# Alden - Shoe Squeak from Tongue, will it go away?



## Chedman13 (Apr 9, 2009)

Just bought a pair of Alden black shell plain toe blucher. They squeak at every step and it's 100% the leather tongue rubbing against the shoe that makes the sound.

I had them professionally shined before wearing and it started on the second time of wearing them. After a quick search, I applied some saddle soap to only the leather tongue and that eliminated it.

Third time wearing them, squeak is back, but only very slightly.

Will this eventually go away? This never had this happen to any of my other Alden's. Wondering if others have experienced this too.

It would be quite annoying to have a squeak or to have to reapply saddle soap all the time.


----------



## Sharpe (Apr 20, 2010)

I would use a conditioner cleaner to both the tongue and the inside area to remove any wax build up you might still have.


----------



## Wisco (Dec 3, 2009)

I have had this, especially with shell cordovan Alden shoes. It will pass with time and the shoe breaks in and begins to form to your foot.


----------



## Chedman13 (Apr 9, 2009)

Wisco said:


> I have had this, especially with shell cordovan Alden shoes. It will pass with time and the shoe breaks in and begins to form to your foot.


Thanks for the reply. I had a 2 month battle with my other Alden shell cordovan shoes -- but now they are my most comfortable pair.


----------



## Chedman13 (Apr 9, 2009)

Sharpe said:


> I would use a conditioner cleaner to both the tongue and the inside area to remove any wax build up you might still have.


Thanks -- did I make it worse by adding the saddle soap?

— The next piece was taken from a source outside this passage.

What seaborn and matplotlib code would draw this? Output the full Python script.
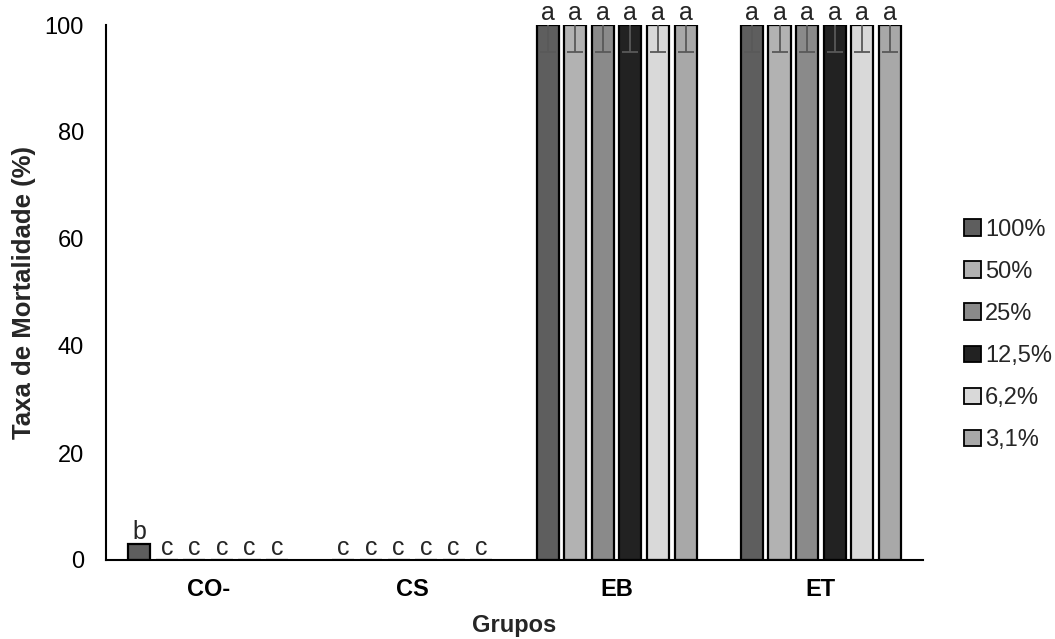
import matplotlib
matplotlib.use("Agg")
import matplotlib.pyplot as plt
from matplotlib.container import BarContainer
import seaborn as sns
import pandas as pd
import numpy as np

# data
grupos = ["CO-", "CS", "EB", "ET"]
concentracoes = ["100%", "50%", "25%", "12,5%", "6,2%", "3,1%"]
mortalidade = [
    [3, 0, 0, 0, 0, 0],          # CO-
    [0, 0, 0, 0, 0, 0],          # CS
    [100, 100, 100, 100, 100, 100],  # EB
    [100, 100, 100, 100, 100, 100],  # ET
]
erro = [
    [0, 0, 0, 0, 0, 0],
    [0, 0, 0, 0, 0, 0],
    [5, 5, 5, 5, 5, 5],
    [5, 5, 5, 5, 5, 5],
]
letras = [
    ["b", "c", "c", "c", "c", "c"],
    ["c", "c", "c", "c", "c", "c"],
    ["a", "a", "a", "a", "a", "a"],
    ["a", "a", "a", "a", "a", "a"],
]
cores = ["#5e5e5e", "#b2b2b2", "#8a8a8a", "#222222", "#d9d9d9", "#a8a8a8"]

rows = []
for g, vals in zip(grupos, mortalidade):
    for c, v in zip(concentracoes, vals):
        rows.append({"Grupos": g, "conc": c, "taxa": v})
df = pd.DataFrame(rows)

sns.set_style("white")
plt.rcParams["font.family"] = ["Liberation Sans", "DejaVu Sans"]
fs = 17

fig = plt.figure(figsize=(10.55, 6.39), dpi=100)
ax = fig.add_axes([106 / 1055, 1 - 560 / 639, (923 - 106) / 1055, (560 - 25) / 639])

sns.barplot(
    data=df, x="Grupos", y="taxa", hue="conc",
    order=grupos, hue_order=concentracoes, palette=cores,
    width=0.81, gap=0.2, errorbar=None,
    edgecolor="black", linewidth=1.6, ax=ax,
)

# error bars + letters on top of each bar
barras = [c for c in ax.containers if isinstance(c, BarContainer)]
for i, cont in enumerate(barras):
    for j, bar in enumerate(cont):
        xc = bar.get_x() + bar.get_width() / 2
        h = bar.get_height()
        if erro[j][i] > 0:
            ax.errorbar(xc, h, yerr=erro[j][i], color="#595959",
                        elinewidth=1.3, capsize=6, capthick=1.3, fmt="none")
        ax.annotate(letras[j][i], (xc, h), xytext=(0, 0), textcoords="offset points",
                    ha="center", va="bottom", fontsize=18, annotation_clip=False)

ax.set_xlim(-0.5, 3.5)
ax.set_ylim(0, 100)
ax.set_yticks([0, 20, 40, 60, 80, 100])
ax.tick_params(axis="both", length=0, labelsize=fs, colors="black")
ax.tick_params(axis="y", pad=16)
ax.tick_params(axis="x", pad=13)
for lab in ax.get_xticklabels():
    lab.set_fontweight("bold")

for s in ["top", "right"]:
    ax.spines[s].set_visible(False)
for s in ["left", "bottom"]:
    ax.spines[s].set_color("black")
    ax.spines[s].set_linewidth(1.5)

ax.set_xlabel("Grupos", fontsize=fs, fontweight="bold", labelpad=9)
ax.set_ylabel("Taxa de Mortalidade (%)", fontsize=18.5, fontweight="bold", labelpad=6)

leg = ax.legend(
    loc="center left", bbox_to_anchor=(964 / 1055, 1 - 335 / 639),
    bbox_transform=fig.transFigure, frameon=False, fontsize=17,
    handlelength=0.7, handleheight=0.7, handletextpad=0.2,
    labelspacing=0.85, borderpad=0, borderaxespad=0, title=None,
)
for h in leg.legend_handles:
    h.set_edgecolor("black")
    h.set_linewidth(1.3)

fig.savefig("out.png", dpi=100)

Is that the wax you are talking about?

I know you're not supposed to use saddle soap on shell cordovan, but was more of a last resort and only used a small amount on the tongue where it rubbed to get rid of the sound.


----------



## Sharpe (Apr 20, 2010)

I know AE recommends using just soft cloth and horsehair brush+color specific shell cream to take care of their shells I would assume that its the same with Aldens.

Thinking about it more it was could have been that when you had them shined they used a carnauba wax which is normal for calfskin shoes to give them a great shine but not the best thing for Shells.

I am doubtful that you have done any major damage to the shoes but it might be a good idea to swing by the shop you bought them from and pick up some of the Shell specific products they should have and polish them yourself just so you know the right products are being used on them.

The better you take care of your shells the longer they will last.


----------



## jjskywlker (Dec 9, 2009)

My brown waxed aniline PTB's have more of a poofing sound that comes from the tightness of the flap on the tongue. Fortunately, it's only perceptible on carpet, and hopefully will go away more with more wear.


----------



## Chedman13 (Apr 9, 2009)

jjskywlker said:


> My brown waxed aniline PTB's have more of a poofing sound that comes from the tightness of the flap on the tongue. Fortunately, it's only perceptible on carpet, and hopefully will go away more with more wear.


Interesting, I have a poofing sound when I break in my shells due to the heal slip. Goes away in a month or two, depending how often I wear them. The double soles take a bit longer to break-in.


----------



## Duke of Welingotn (Apr 19, 2008)

My Alden had this issue for a little while, but went away after some use. If the "noise" is from the inside try using some baby powder.


----------



## Chedman13 (Apr 9, 2009)

Duke of Welingotn said:


> My Alden had this issue for a little while, but went away after some use. If the "noise" is from the inside try using some baby powder.


Put that between where the leather and tongue meet?


----------